The Family Workshop, Denmark

In January 2021, The Salvation Army initiated a partnership with Tønder Municipality in Southern Jutland, Denmark, using the name ‘The Family Workshop’, and created a programme for vulnerable families with a particular focus on family life, education and jobs.

A group raise their hands in worship

In January 2021, The Salvation Army initiated a partnership with Tønder Municipality in Southern Jutland, Denmark, using the name ‘The Family Workshop’, and created a programme for vulnerable families with a particular focus on family life, education and jobs.  

The project has the goal of offering 125 adults and 125 children a targeted and family-friendly helping hand over a five-year period. To date, a total of 117 adults and 104 children have been supported by the programme. The work has outgrown the facilities in Tønder and has expanded with a project at the opposite end of the municipality in Toftlund, which has been holding a weekly family workshop since the end of February.

Since June 2022, in conjunction with The Family Workshop, an ‘outpost’ has been established in Tønder where, among other things, a church fellowship is invited to family services on the programme. Between 60 and 80 people attend the monthly family services, and so far seven residents have chosen to become adherents of The Salvation Army.

Women chat as they browse a rail of clothes

The Salvation Army meets a fundamental need, enabling many participants to find new networks through the project. One of the encouraging outcomes is that lots of people are happy to enrol in the project and no one wants to leave when their goals have been met and aftercare has been received, leading to individuals taking the opportunity to participate as a volunteer.

This type of work is not possible without volunteers, and for many who have themselves received support it can be a positive experience to assist others in a vulnerable situation. One of the main goals of the project is to enable 25 per cent of the participants to gain employment and, for 75 per cent of the young people commencing work or education, volunteering helps them to achieve this. There are also 20–30 volunteers from the gymnasium (high school) working with children by helping in the learning café. This allows children and young people to receive encouragement and guidance from the high-school volunteers.

Fascinated by the Christian fellowship

Professionally, Katja Quilty is an experienced social worker in both Denmark and Ireland, and it was by being part of the administration in Sønderborg Municipality, also located in Southern Jutland, that she met the Army in a similar co-creation project many years ago. It was her dream to work for an NGO (nongovernmental organisation) and she has since found that both her professional and spiritual understanding has been expanded through working for The Salvation Army, which is neither remote from the world nor value-neutral, with the result that she decided to become an adherent last year.

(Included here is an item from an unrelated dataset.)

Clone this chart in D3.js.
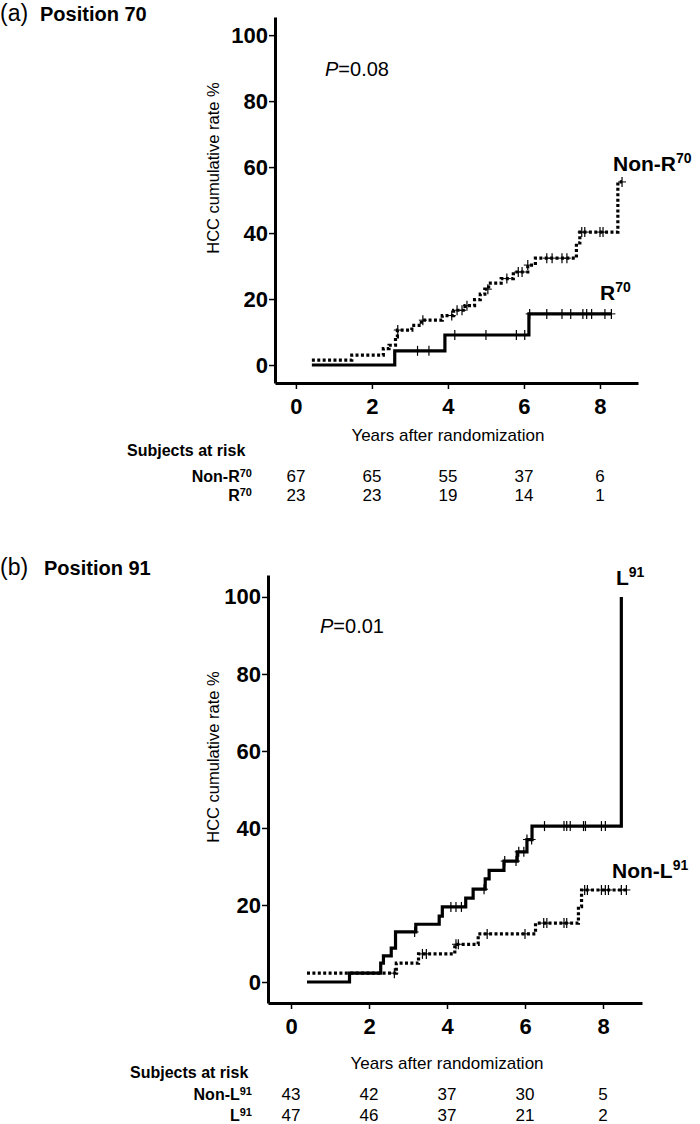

‘I have no doubt that it is an advantage for the project and myself that I have experience of being in a similar position, where I sat on the other side of the table in a municipality,’ says Katja. ‘I also find it very informative, using an approach where you work from a conviction.’

Katja continues: ‘I don’t have a Christian background, but I think that the Christian view of humanity is wonderful, that everyone has value and something to contribute. I am fascinated by Christian fellowship and what it means to people.’

In the volunteer contracts, there is a question about whether it means anything to people to be involved with a Christian organisation, and it turns out that it does. Katja openly admits to a personal search for a clarified faith in God: ‘I read a lot of books about Christianity and what it means to people, and as I work with other people’s development, I am in the process of reflection myself.’ Indeed, as part of her personal development a few years ago, Katja chose to be baptised.

People at an arts and crafts table

‘Faith has also opened up for me gradually, which helps to give me a new view of the world’

Transformation and dreams for the future

Sofie Andresen’s transformation has resulted in a great commitment, where she, as a 20-year-old volunteer, helps daily with practical tasks in the house (the building in which the project is located). And on her own initiative, alongside other young people, she has also founded a local group in the outpost in Tønder connected to The Salvation Army’s Children and Youth Department, where she is chairperson.

In addition to this, she and four other young people from The Salvation Army in Denmark are part of a Nordic leadership development programme called LUP, which has also contributed positively both to her development and reflections on the future. ‘My plan is to train as a deacon and work with vulnerable young people,’ says Sofie. ‘But the longer I’ve been here, the more I’ve started to think that it could also be pretty cool to work for The Salvation Army.’

Sofie adds that it feels a bit like a journey where the destination is not completely determined: ‘This is how I describe my relationship to the Christian faith. It took a long time before I found out that the work here rests on a Christian foundation. Faith has also opened up for me gradually, which helps to give me a new view of the world. My family is also very happy about the development seen in me.’

It took a long time to see the youth café up and running. After getting through the first phase, it has become one of the best groups in the house, and today there are young people involved in the project too.

In Tønder, the project is only about halfway through, while in Toftlund it is well developed. Both places show that in the interaction between public and private social efforts, major steps of faith can be taken that create real transformation in the lives of vulnerable families.